Passive voice is a grammatical construction where the subject receives the action rather than performing it. In other words, it puts the thing that is being done before the thing that is doing it (such as this sentence). Active voice is when the author starts the sentence or phrase with the thing creating the action, and then how it does the thing or the impact it has. “The ball was thrown through the window” is passive voice, because it describes what happened and does not say who did it. “Kai threw the ball through the window” is active voice because it identifies who performed the action before explaining it.
Useful Passive Voice
Scientists use phrases like “The data was collected” to remove the author from the research, instead focusing on methods and results. This style presents information as impartially as possible, in part to highlight researchers’ methods and conclusions. It also grants the research an air of impartiality that contributes to its air of unbiased reporting of the facts.

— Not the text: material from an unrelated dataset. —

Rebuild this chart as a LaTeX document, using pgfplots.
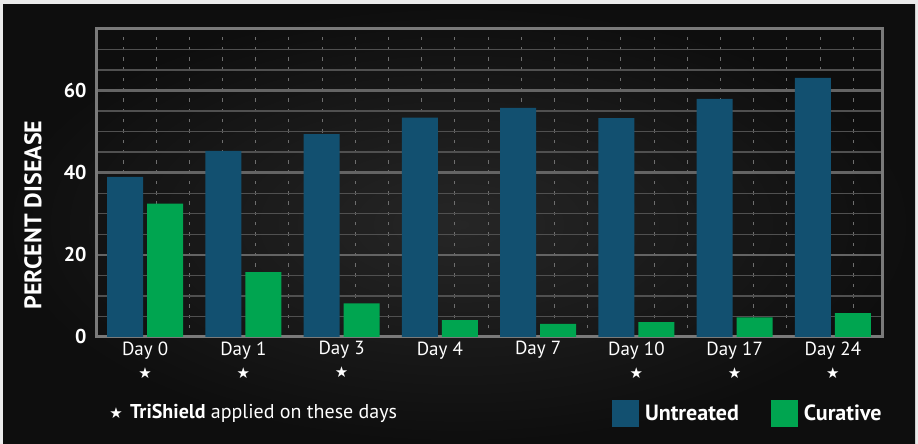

Passive voice can also sound quite impressive, with sonorous flourishes that almost beg for a British accent. Saying “These doors were handcrafted for the Jefferson estate from aged oak, embossed with scenes of colonial life” sounds fancy and prestigious, far more so than would “Enslaved people handcrafted these doors for their owner Thomas Jefferson from aged oak….” As a writing technique it is seductive because it sounds great and allows the author to be a bit lazy with clarity.
Problematic Passive Voice
Stylistic Issues
Passive voice fogs clarity because it leaves readers with less information than active voice provides. Using active voice forces more precise work because it requires writers to identify the source of the action, giving readers more information and cutting unnecessary verbiage. Also, passive voice tends to be flowery and verbose, which eats up space and doesn’t impart additional information. Using active voice tightens the flow of the entire piece, leaving writers more room when they are trying to squeeze their ideas into a page/word limit.
Social Implications of Precision
While the ostensible neutrality of passive voice has some excellent uses and can be perfect for some situations, it has another less obvious function of avoiding, occluding, or cloaking the party responsible for the action. For example, politicians famously enjoy the phrase “mistakes were made” because it allows them to acknowledge the mistakes without assigning responsibility to anyone for making said mistakes.
In the social sciences, that is intensely problematic because it is people doing things to other people. Evading the question of who is doing what enables racism, sexism, and other hegemonic forms of injustice. This both grants the actor immunity when their actions are reprehensible, and frames the issue of what should be done about it. (There I just used passive voice to avoid saying who should be doing something, because it let me be lazy and not think that through more carefully so I could be more specific).
For example, if “women are raped,” the subtle linguistic implication is that women need to do something about it – ie. change their clothing, remain sober, avoid public places, etc. When rephased in active voice, “men rape women” frames the next step as men’s responsibility to stop raping women. It also mandates additional clarity, because it can encourage readers to consider who else might be raping women besides men.
The social implications of passive voice really struck me one evening when I was doing the dishes and listening to NPR. They aired a story on police officers who shot Black people, and the reporter said, “Black children are perceived by police as older than their chronological age.” I stopped in mid-scrub, appalled by the linguistic implications. That makes it sound like the Black 8-year-old who has been mistaken for a 14-year-old is responsible for the police officer’s perception!
That is where it gets difficult for social scientists, because it forces us to think about who is making the mistake. It is most likely not other Black police officers mistaking Black children’s ages, because they are around Black kids enough to know what an 8-year-old looks like. The implication here is non-Black officers, and especially white officers — and indeed many/most white people, because we are famously unable to distinguish between and among Black people.
It is no wonder that passive voice is so popular in writing – it helps us sound fancy and takes away all that pesky responsibility for action. Social science writers cannot afford the laziness and haughty tones of passive voice because we cannot in good conscience pretend that the consequences of action just happen and no one is responsible for them. Especially when it comes to social justice, it is crucial to identify the source of the actions we discuss lest they pass as inevitable or invisible. Being vague about the source of the action means that racism, sexism, homophobia, ageism – discrimination in general gets to slide by unnamed when social science authors write in passive voice.
Writing in Active Voice
As an alternative to passive voice, social science writers are better off using active voice which puts the actor before the action. Active voice specifies who is doing what, and both cuts unnecessary verbiage while also assigning responsibility to the agent performing the action. That can be tricky, because it forces writers to think clearly about who is doing what, something that strips away convenient invisibility from things society has taken for granted such as white privilege, compulsory heterosexuality, and other forms of social power that have passed as natural when they are actually socially constructed.